One of my earliest memories is baking with my Mom (you should really first read about all the reasons I love my Mom). One of her specialties is pumpkin bread, a recipe she gave me right before I got married. She wrote in her scripty + neat handwriting that she had gotten this recipe in the 7th grade (though she didn’t note from where). Now I make this with my daughter; it’s one of the few foods we both love to eat + we will eat any time of year. Because pumpkin bread is always in season, yo.
Terri’s Pumpkin Bread
Makes 3 loaves (or 2 really giant loaves)
3 1/2 cups flour
3 cups sugar
2 teaspoons baking soda
1 1/2 teaspoons salt
1 teaspoon cinnamon
1 teaspoon nutmeg
2/3 cup water
2 cups canned pumpkin (I typically use just one 15 ounce can of pumpkin)
1 cup vegetable oil (can substitute half or all the oil for applesauce; does change texture though)
1. Preheat oven to 350 degrees.
2. In a large mixing bowl, combine the dry ingredients and mix well.
3. Add eggs, water, pumpkin, and oil and mix until moistened.
4. Grease + flour three loaf baking pans; pour in batter (about half full for each pan if using 3).
5. Bake at 350 degrees for 45-50 minutes, until knife inserted into center comes out clean.
6. Loaves should remove easily from pans when flipped onto cooling racks.
7. Enjoy! Share if you must.
Tips I Have Learned Through the Years
1. Use the Baking with Flour spray, kind of looks like PAM spray, on the pans. Makes life easier.
2. Recently Mom told me that the original recipe had another “1 teaspoon of” some spice but she can’t recall now what it was but she didn’t like this spice anyway and therefore didn’t include it in the recipe. I can only assume it’s something like clove or allspice or something else found in the Pumpkin Pie spice mix you can buy at the grocery store. So whatevs, get crazy, put 3 teaspoons of whatever you love in there. I personally do not like the Pumpkin Pie spice mix and stick to 1-2 teaspoons of cinnamon (I’ve been trying all the different varieties of cinnamon out there, thanks to Savory Spice in Boulder, that place is AMAZING) and 1 teaspoon of nutmeg.
3. Applesauce cups, like ones you would put in a kid’s lunch, are each a half cup, perfect for subbing half the oil in this recipe.
4. This stuff is full of nomnomnom, whether you eat it hot or cold. I sometimes freeze the extra loaves and use within 1-2 weeks (though they may dry out a bit). Butter or ice cream helps.
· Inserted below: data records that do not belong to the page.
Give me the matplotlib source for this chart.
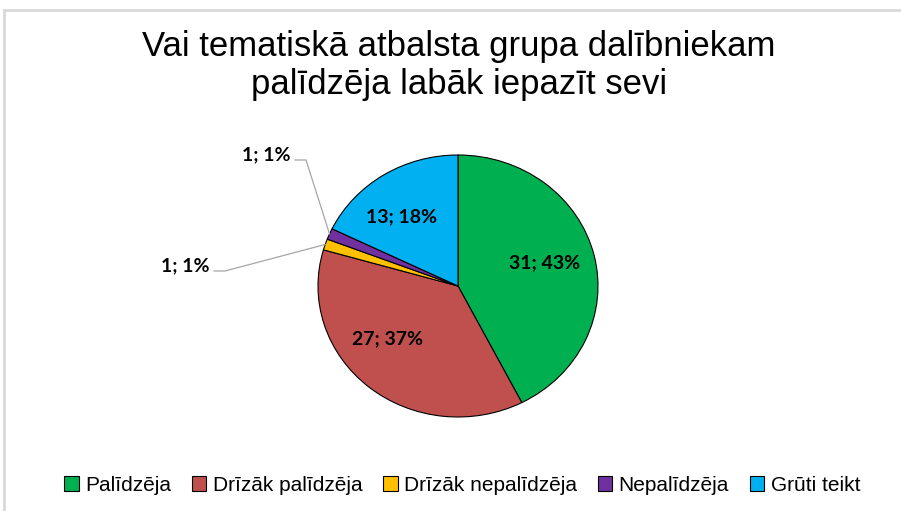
import matplotlib
matplotlib.use("Agg")
import matplotlib.pyplot as plt
from matplotlib.patches import Patch
from matplotlib.lines import Line2D
import numpy as np

# ---- data ----
title_lines = ["Vai tematiskā atbalsta grupa dalībniekam", "palīdzēja labāk iepazīt sevi"]
categories = ["Palīdzēja", "Drīzāk palīdzēja", "Drīzāk nepalīdzēja", "Nepalīdzēja", "Grūti teikt"]
values = [31, 27, 1, 1, 13]
percents = [43, 37, 1, 1, 18]
colors = ["#00B050", "#C0504D", "#FFC000", "#7030A0", "#00B0F0"]

W, H = 901, 511
fig = plt.figure(figsize=(W / 100, H / 100), dpi=100)
fig.patch.set_facecolor("white")

# frame lines (top and left of chart area, as in the cropped reference)
fig.add_artist(Line2D([4 / W, 1.0], [1 - 10 / H, 1 - 10 / H], transform=fig.transFigure,
                      color="#D9D9D9", lw=2.0))
fig.add_artist(Line2D([4 / W, 4 / W], [0, 1 - 10 / H], transform=fig.transFigure,
                      color="#D9D9D9", lw=2.0))

# pie axes (elliptical as in the reference)
cx, cy, rx, ry = 458, 286, 140, 131
ax = fig.add_axes([(cx - rx) / W, (H - cy - ry) / H, 2 * rx / W, 2 * ry / H])
wedges, _ = ax.pie(values, colors=colors, startangle=90, counterclock=False,
                   wedgeprops=dict(edgecolor="black", linewidth=0.8))
ax.set_aspect("auto")
ax.set_xlim(-1, 1)
ax.set_ylim(-1, 1)
ax.axis("off")

labels = [f"{v}; {p}%" for v, p in zip(values, percents)]
lab_font = dict(family="Lato", weight="bold", fontsize=14, color="black")

# inside labels (positions in axes data units)
inside_pos = {0: (0.62, 0.175), 1: (-0.507, -0.405), 4: (-0.40, 0.53)}
for i, (x, y) in inside_pos.items():
    ax.text(x, y, labels[i], ha="center", va="center", **lab_font)

# outside labels with leader lines
outside = {3: ((266 - cx) / rx, (cy - 155) / ry), 2: ((185 - cx) / rx, (cy - 266) / ry)}
for i, (tx, ty) in outside.items():
    w = wedges[i]
    mid = np.deg2rad((w.theta1 + w.theta2) / 2)
    ex, ey = np.cos(mid), np.sin(mid)
    ax.text(tx, ty, labels[i], ha="center", va="center", clip_on=False, **lab_font)
    # leader: horizontal stub then line to wedge edge
    sx = tx + 29 / rx
    sy = ty - 5 / ry
    kx = sx + 11 / rx
    ax.plot([sx, kx, ex], [sy, sy, ey], color="#A6A6A6", lw=0.9, clip_on=False)

# title (two lines, baselines as in reference)
tx_c = 0.5 * (140 + 778) / W
for line, base in zip(title_lines, [56, 94]):
    fig.text(tx_c, 1 - base / H, line, ha="center", va="baseline",
             fontsize=25, family="Liberation Sans", color="black")

# legend
handles = [Patch(facecolor=c, edgecolor="black", linewidth=0.8) for c in colors]
leg = fig.legend(handles, categories, loc="center", bbox_to_anchor=(462 / W, 1 - 485 / H),
                 ncol=5, frameon=False, handlelength=0.7, handleheight=0.7,
                 handletextpad=0.3, columnspacing=1.0,
                 prop=dict(family="Liberation Sans", size=15))

fig.savefig("out.png", dpi=100)
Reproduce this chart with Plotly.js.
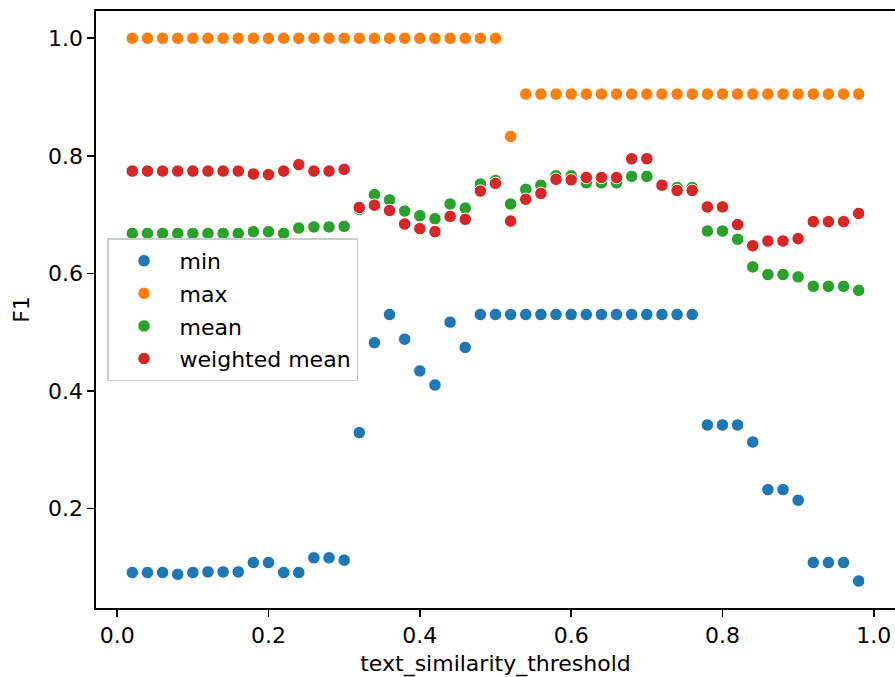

5. If you can find canned pumpkin, stock up on it. Famine struck pumpkin farmers in 2009 and in 2010, leaving empty spaces on grocery store shelves where cans of orangey goodness used to be (learn more than you ever wanted to know about the canned pumpkin shortage). I know, right? How does famine strike us these days? What is this, the end times?! I have had one heck of a time finding canned pumpkin, and so while I’d love to have the time to roast and hollow out a pumpkin myself, I’m a single mom on a tight schedule who’s gotta take shortcuts from time to time, my friends. This is one of them. The only luck I’ve had finding canned pumpkin is at Whole Foods, which is great because it’s organic and which is sucky because it’s $$$. Like I said, HOARD your pumpkin. (But not until I do first.)
6. I have been known to add mini chocolate chips to one of the three loaf pans (just sprinkle on top and stir in gently) or sprinkle cinnamon+sugary walnuts or toss raw pumpkin seeds to form a crunchy crust on the top of another just before baking.
7. Just plain is pretty awesome, though.
8. If I make pumpkin bread for you, it means you’re tops in my book.